Aim: Scan the material that follows. Copy every line containing the word "picture".

BEGIN Information given

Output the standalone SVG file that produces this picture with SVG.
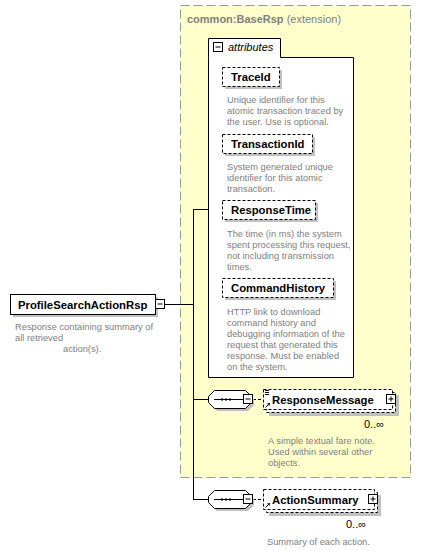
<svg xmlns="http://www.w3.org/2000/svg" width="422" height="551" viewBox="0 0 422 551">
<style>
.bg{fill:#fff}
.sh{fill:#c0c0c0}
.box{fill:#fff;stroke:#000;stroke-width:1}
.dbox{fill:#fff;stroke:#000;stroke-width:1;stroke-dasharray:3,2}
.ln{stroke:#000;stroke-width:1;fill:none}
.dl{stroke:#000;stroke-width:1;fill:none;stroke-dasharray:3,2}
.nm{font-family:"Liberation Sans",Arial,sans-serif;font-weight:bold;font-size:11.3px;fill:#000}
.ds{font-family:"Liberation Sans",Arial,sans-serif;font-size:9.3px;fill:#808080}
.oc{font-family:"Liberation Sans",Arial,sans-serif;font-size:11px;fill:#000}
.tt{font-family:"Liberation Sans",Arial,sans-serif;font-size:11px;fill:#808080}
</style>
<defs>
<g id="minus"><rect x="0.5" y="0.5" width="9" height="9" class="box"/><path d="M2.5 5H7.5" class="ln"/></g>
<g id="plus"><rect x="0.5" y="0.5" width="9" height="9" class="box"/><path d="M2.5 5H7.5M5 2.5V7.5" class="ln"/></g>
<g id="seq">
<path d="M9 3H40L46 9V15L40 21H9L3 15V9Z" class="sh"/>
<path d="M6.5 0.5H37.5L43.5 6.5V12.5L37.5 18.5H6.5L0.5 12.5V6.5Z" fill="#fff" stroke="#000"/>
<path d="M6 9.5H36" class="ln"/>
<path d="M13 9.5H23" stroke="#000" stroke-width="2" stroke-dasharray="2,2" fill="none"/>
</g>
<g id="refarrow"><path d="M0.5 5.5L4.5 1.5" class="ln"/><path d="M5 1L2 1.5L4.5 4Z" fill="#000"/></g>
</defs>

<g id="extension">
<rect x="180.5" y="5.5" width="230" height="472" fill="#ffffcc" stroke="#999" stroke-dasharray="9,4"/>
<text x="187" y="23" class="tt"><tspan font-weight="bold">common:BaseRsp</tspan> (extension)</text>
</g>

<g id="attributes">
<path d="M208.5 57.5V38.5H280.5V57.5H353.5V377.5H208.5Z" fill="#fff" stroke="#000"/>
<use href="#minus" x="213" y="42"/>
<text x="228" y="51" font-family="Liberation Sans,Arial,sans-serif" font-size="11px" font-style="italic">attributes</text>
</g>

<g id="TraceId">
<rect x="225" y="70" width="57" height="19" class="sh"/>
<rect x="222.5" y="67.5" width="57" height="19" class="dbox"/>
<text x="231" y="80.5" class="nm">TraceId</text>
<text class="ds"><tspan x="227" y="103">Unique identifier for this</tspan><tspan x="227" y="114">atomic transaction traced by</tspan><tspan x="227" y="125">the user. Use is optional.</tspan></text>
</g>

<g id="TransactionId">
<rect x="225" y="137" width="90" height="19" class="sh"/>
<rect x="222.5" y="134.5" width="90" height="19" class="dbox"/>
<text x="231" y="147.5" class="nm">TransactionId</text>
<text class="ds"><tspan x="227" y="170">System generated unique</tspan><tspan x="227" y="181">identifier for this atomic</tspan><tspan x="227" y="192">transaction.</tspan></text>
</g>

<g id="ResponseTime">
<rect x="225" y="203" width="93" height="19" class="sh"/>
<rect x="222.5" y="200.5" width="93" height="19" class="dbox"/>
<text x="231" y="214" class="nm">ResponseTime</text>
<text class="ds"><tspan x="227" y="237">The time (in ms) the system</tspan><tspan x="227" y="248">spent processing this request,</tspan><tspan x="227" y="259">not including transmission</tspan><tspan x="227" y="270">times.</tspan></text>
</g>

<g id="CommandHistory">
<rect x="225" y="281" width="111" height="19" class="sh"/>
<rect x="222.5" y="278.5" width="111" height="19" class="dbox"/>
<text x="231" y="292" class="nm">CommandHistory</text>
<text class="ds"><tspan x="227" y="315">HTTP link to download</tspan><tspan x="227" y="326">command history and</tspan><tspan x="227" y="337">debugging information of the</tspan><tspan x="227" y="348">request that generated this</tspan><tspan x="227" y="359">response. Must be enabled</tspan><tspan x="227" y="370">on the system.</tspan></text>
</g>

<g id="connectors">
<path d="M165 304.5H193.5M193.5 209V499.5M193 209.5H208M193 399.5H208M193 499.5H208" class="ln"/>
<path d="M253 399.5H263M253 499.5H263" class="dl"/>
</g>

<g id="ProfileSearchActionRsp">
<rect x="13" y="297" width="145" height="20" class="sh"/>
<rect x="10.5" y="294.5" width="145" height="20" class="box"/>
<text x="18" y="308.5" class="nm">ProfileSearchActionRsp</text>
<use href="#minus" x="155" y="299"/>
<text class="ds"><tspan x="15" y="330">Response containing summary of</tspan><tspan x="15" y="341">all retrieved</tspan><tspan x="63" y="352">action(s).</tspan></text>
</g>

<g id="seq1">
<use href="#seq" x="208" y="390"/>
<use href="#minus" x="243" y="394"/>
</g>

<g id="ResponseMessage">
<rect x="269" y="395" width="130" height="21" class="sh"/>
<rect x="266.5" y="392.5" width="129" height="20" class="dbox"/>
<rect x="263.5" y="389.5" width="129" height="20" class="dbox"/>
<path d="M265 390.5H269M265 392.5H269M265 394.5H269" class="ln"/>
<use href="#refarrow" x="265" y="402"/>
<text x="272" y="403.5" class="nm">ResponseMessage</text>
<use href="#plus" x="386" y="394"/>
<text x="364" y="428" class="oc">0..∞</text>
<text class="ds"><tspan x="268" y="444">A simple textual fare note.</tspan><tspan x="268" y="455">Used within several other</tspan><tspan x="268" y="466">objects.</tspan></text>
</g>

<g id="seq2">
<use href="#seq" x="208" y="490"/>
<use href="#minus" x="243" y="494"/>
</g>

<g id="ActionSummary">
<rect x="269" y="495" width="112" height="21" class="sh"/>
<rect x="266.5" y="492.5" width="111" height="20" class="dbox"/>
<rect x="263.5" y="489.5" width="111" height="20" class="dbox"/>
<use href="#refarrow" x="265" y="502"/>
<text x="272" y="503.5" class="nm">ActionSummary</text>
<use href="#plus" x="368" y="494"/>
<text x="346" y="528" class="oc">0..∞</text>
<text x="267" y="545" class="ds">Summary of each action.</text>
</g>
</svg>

END Information given
BEGIN Information given

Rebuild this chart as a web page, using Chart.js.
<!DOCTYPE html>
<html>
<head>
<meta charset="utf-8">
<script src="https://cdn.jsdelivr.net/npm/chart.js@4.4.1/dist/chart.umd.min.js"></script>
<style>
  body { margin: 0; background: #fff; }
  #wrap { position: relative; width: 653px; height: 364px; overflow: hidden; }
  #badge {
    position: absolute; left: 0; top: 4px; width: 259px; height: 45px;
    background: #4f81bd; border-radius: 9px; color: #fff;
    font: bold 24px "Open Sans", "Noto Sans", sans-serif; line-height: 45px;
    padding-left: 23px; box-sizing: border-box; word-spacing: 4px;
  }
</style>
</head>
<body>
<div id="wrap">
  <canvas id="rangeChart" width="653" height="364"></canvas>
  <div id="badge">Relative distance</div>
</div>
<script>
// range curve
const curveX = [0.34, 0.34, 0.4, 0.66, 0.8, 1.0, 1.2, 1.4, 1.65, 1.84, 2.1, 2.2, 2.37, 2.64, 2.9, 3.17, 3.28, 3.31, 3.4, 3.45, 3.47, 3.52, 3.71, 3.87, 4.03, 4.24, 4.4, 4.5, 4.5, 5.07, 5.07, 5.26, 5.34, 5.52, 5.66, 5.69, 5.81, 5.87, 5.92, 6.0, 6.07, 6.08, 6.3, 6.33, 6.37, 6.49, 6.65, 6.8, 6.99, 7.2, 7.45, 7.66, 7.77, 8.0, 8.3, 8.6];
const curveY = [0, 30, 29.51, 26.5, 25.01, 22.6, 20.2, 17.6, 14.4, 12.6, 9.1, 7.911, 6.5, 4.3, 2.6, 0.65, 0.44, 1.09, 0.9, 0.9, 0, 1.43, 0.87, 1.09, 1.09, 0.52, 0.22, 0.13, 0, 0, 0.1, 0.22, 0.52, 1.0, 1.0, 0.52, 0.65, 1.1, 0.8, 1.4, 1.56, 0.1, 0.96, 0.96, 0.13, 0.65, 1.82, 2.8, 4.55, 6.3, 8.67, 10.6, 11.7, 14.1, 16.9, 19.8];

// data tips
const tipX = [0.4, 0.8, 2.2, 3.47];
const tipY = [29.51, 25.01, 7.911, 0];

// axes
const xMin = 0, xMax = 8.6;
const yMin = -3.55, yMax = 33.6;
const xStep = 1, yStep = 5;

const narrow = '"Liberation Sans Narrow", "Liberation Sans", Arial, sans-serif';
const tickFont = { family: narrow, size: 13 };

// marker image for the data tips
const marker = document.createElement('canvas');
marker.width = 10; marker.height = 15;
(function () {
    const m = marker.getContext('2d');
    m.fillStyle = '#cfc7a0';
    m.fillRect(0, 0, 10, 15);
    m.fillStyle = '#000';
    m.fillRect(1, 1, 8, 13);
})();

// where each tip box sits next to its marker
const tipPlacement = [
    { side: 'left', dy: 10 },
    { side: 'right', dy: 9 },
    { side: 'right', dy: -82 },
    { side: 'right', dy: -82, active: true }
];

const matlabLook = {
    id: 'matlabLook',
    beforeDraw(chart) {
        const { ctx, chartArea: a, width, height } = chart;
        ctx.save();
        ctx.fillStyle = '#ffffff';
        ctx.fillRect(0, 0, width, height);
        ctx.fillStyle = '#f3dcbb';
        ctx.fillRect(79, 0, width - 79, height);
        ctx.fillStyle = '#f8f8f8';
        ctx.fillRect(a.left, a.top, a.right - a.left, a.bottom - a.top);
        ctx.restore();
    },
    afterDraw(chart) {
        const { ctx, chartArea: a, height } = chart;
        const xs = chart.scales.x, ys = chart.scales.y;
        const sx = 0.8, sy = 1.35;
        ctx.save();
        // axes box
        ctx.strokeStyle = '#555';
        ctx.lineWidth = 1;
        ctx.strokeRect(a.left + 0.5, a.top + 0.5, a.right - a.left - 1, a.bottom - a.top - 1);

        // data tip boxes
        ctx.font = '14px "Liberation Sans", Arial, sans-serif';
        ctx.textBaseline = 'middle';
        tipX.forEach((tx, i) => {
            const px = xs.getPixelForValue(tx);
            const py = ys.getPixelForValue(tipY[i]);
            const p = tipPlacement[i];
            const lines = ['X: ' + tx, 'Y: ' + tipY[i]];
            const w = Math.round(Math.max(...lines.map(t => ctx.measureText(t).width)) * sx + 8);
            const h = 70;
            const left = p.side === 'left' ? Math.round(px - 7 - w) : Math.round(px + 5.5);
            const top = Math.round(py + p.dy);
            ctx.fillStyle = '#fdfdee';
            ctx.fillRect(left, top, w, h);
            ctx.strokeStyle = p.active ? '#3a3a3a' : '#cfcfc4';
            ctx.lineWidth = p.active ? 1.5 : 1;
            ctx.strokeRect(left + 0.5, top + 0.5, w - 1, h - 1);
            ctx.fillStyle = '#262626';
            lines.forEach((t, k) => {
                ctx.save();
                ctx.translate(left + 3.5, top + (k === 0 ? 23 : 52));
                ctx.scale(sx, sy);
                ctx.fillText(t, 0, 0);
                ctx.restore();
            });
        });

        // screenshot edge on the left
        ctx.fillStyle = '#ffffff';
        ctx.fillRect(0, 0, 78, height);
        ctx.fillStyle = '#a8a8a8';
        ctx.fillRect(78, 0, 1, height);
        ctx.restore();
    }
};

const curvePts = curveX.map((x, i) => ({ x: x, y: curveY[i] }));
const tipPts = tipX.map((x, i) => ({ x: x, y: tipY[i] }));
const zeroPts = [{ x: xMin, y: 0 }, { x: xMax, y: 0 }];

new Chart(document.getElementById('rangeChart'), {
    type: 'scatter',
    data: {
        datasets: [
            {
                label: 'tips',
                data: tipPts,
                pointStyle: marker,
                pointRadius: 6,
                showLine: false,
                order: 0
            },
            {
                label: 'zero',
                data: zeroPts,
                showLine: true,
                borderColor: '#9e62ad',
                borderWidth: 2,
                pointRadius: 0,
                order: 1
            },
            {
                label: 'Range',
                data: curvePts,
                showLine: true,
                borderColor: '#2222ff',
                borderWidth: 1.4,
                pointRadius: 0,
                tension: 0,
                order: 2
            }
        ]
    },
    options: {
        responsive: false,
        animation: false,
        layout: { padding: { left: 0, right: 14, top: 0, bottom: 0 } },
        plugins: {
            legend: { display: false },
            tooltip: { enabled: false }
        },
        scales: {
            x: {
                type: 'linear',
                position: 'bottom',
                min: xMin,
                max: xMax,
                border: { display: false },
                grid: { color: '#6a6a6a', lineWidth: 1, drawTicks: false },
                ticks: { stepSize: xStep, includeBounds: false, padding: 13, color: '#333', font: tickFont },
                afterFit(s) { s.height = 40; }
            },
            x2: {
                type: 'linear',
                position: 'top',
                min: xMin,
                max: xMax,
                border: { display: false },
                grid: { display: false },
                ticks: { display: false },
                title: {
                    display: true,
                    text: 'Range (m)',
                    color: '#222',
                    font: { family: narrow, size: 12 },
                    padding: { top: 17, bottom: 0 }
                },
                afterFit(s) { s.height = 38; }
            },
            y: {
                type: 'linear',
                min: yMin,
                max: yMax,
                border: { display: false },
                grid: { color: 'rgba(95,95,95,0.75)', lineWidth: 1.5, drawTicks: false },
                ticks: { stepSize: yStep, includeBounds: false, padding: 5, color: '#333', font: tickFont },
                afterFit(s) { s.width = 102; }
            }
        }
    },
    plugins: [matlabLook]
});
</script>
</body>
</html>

END Information given

Solution below:
Output the standalone SVG file that produces this picture with SVG.

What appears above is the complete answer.